Come appare allora la donna nella tv moderna? Quale immagine dell’universo femminile prevale nella pubblicità? Quali Paesi europei sono più attenti a una corretta rappresentazione della donna sui media? Com’è cambiato negli ultimi decenni il ruolo delle donne nel mondo dello spettacolo? Quanto l’esplosione dei reality show, la diffusione delle serie televisive americane, la frantumazione del consumo audiovisivo e l’emergere di nuove forme d’intrattenimento hanno contribuito a far ricoprire alla donna un ruolo sempre più di quantità e raramente di qualità?

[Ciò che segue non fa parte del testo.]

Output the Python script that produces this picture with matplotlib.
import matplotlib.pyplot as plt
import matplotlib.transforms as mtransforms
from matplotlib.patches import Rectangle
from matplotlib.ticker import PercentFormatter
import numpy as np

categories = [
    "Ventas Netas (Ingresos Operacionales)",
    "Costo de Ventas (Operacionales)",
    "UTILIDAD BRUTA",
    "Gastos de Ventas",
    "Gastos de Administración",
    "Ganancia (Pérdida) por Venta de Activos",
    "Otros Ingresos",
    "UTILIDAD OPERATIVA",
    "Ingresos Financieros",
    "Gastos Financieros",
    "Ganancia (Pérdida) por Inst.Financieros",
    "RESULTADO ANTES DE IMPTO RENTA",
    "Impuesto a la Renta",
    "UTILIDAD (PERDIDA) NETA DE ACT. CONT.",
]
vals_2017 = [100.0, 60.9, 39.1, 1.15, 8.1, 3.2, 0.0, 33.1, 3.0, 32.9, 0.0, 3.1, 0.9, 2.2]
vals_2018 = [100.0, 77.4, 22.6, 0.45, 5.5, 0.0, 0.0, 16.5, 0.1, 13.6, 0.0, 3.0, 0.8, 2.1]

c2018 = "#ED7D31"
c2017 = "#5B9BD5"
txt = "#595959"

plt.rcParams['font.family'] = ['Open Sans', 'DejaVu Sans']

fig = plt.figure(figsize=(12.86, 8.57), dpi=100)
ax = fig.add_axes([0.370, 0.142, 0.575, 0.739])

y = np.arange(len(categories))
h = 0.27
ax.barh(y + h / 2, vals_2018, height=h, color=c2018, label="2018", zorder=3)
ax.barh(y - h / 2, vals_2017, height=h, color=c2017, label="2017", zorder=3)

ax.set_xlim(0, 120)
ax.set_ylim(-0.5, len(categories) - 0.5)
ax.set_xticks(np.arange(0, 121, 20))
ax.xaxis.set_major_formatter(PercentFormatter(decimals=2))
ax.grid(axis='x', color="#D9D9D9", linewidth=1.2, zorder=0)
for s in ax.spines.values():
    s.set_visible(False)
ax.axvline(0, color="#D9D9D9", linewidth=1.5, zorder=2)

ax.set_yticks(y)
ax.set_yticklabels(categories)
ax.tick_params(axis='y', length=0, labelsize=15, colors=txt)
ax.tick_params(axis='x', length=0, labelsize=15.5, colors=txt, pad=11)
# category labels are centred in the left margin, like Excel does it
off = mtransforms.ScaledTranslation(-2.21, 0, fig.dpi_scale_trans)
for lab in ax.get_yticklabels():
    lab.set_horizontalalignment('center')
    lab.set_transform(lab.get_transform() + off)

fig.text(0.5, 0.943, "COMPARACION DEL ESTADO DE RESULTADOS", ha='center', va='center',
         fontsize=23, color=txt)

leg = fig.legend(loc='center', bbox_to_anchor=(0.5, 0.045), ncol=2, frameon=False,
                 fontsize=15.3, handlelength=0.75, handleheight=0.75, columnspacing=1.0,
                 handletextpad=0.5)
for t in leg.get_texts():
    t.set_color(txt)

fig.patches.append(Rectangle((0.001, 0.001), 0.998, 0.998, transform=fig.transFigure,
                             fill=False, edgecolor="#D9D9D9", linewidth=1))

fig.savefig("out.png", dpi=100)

Queste, e molte altre, sono le domande che nascono spontanee da una semplice analisi sociale del sistema mediatico in cui la donna è ridotta sempre più a mero oggetto sessuale, merce di scambio, incartata in un involucro plastificato, il suo corpo, che non le appartiene più.

Scrive il filosofo e psicanalista Umberto Galimberti: “Se questo è il nuovo modello di perfezione che ci siamo creati, allora il lifting facciamolo non alla nostra faccia ma alle nostre idee e scopriremo che tante idee che in noi sono maturate guardando ogni giorno in tv lo spettacolo della bellezza, della giovinezza della sessualità e della perfezione corporea, in realtà servono per nascondere a noi stessi, e agli altri, la qualità della nostra personalità, cui magari per tutta la vita non abbiamo prestato la minima attenzione perché, sin da quando siamo nati, ci hanno insegnato che apparire è più importante che essere, con il risultato di rischiare di morire sconosciuti a noi stessi e agli altri”.